== DATA SEGMENT

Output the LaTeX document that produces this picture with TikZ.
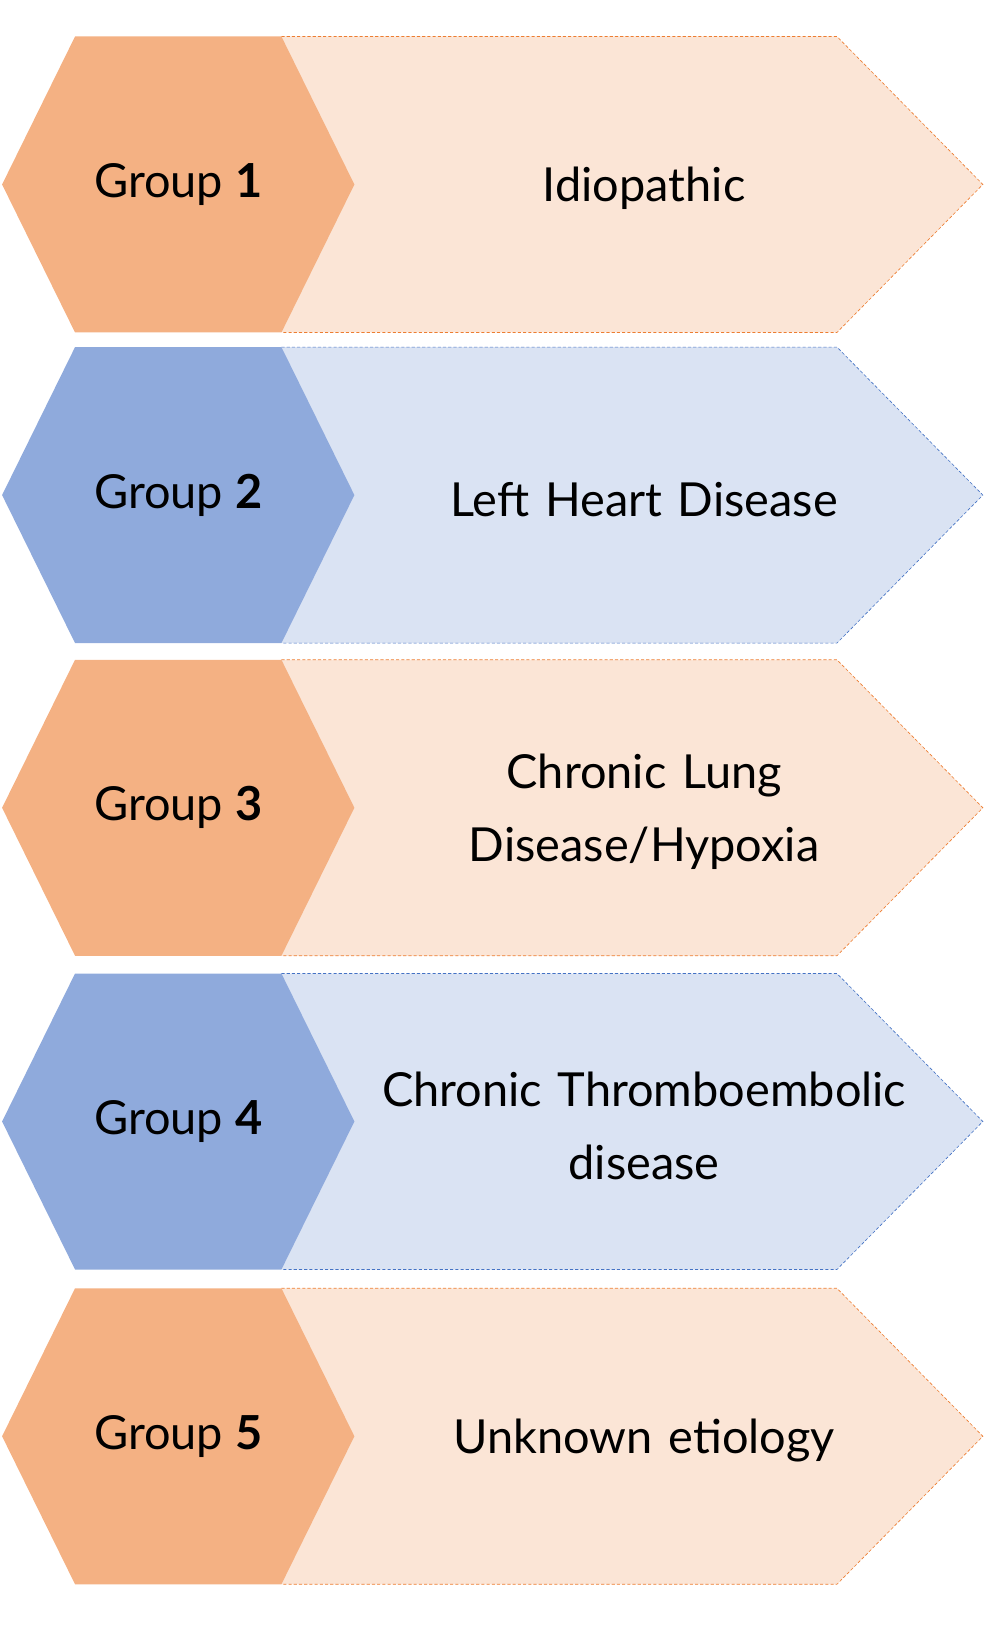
\documentclass[tikz,border=0pt]{standalone}
\usepackage{fontspec}
\setmainfont{Lato}
\usepackage{tikz}
\usetikzlibrary{calc,positioning}
\definecolor{orangedark}{HTML}{F4B183}
\definecolor{orangelight}{HTML}{FBE5D6}
\definecolor{orangeline}{HTML}{ED7D31}
\definecolor{bluedark}{HTML}{8FAADC}
\definecolor{bluelight}{HTML}{DAE3F3}
\definecolor{blueline}{HTML}{4472C4}
\tikzset{
  grouptext/.style={font=\fontsize{45}{54}\selectfont, text=black},
  causetext/.style={font=\fontsize{45}{70}\selectfont, text=black, align=center, text width=620pt}
}
\begin{document}
\begin{tikzpicture}[x=1pt, y=-1pt]
    \useasboundingbox (0,0) rectangle (946,1561);
    \foreach \top/\dark/\light/\line/\num/\cause in {
        35/orangedark/orangelight/orangeline/1/Idiopathic,
        333/bluedark/bluelight/blueline/2/Left Heart Disease,
        633/orangedark/orangelight/orangeline/3/{Chronic Lung\\Disease/Hypoxia},
        934/bluedark/bluelight/blueline/4/{Chronic Thromboembolic\\disease},
        1236/orangedark/orangelight/orangeline/5/Unknown etiology}
    {
        % arrow behind, hexagon in front
        \draw[fill=\light, draw=\line, densely dashed, line width=0.6pt]
            (270,\top) -- (803,\top) -- (943,\top+142) -- (803,\top+284) -- (270,\top+284);
        \fill[\dark] (72,\top) -- (270,\top) -- (340,\top+142) -- (270,\top+284)
            -- (72,\top+284) -- (2,\top+142) -- cycle;
        \node[grouptext] (group\num) at (171,\top+142) {Group \textbf{\num}};
        \node[causetext] (cause\num) at (618,\top+146) {\cause};
    }
\end{tikzpicture}
\end{document}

====

Copy the material above exactly and drop the pictures.

Output the LaTeX document that produces this picture with TikZ.
\documentclass[tikz,border=0pt]{standalone}
\usepackage{fontspec}
\setmainfont{Lato}
\usepackage{tikz}
\usetikzlibrary{calc,positioning}
\definecolor{orangedark}{HTML}{F4B183}
\definecolor{orangelight}{HTML}{FBE5D6}
\definecolor{orangeline}{HTML}{ED7D31}
\definecolor{bluedark}{HTML}{8FAADC}
\definecolor{bluelight}{HTML}{DAE3F3}
\definecolor{blueline}{HTML}{4472C4}
\tikzset{
  grouptext/.style={font=\fontsize{45}{54}\selectfont, text=black},
  causetext/.style={font=\fontsize{45}{70}\selectfont, text=black, align=center, text width=620pt}
}
\begin{document}
\begin{tikzpicture}[x=1pt, y=-1pt]
    \useasboundingbox (0,0) rectangle (946,1561);
    \foreach \top/\dark/\light/\line/\num/\cause in {
        35/orangedark/orangelight/orangeline/1/Idiopathic,
        333/bluedark/bluelight/blueline/2/Left Heart Disease,
        633/orangedark/orangelight/orangeline/3/{Chronic Lung\\Disease/Hypoxia},
        934/bluedark/bluelight/blueline/4/{Chronic Thromboembolic\\disease},
        1236/orangedark/orangelight/orangeline/5/Unknown etiology}
    {
        % arrow behind, hexagon in front
        \draw[fill=\light, draw=\line, densely dashed, line width=0.6pt]
            (270,\top) -- (803,\top) -- (943,\top+142) -- (803,\top+284) -- (270,\top+284);
        \fill[\dark] (72,\top) -- (270,\top) -- (340,\top+142) -- (270,\top+284)
            -- (72,\top+284) -- (2,\top+142) -- cycle;
        \node[grouptext] (group\num) at (171,\top+142) {Group \textbf{\num}};
        \node[causetext] (cause\num) at (618,\top+146) {\cause};
    }
\end{tikzpicture}
\end{document}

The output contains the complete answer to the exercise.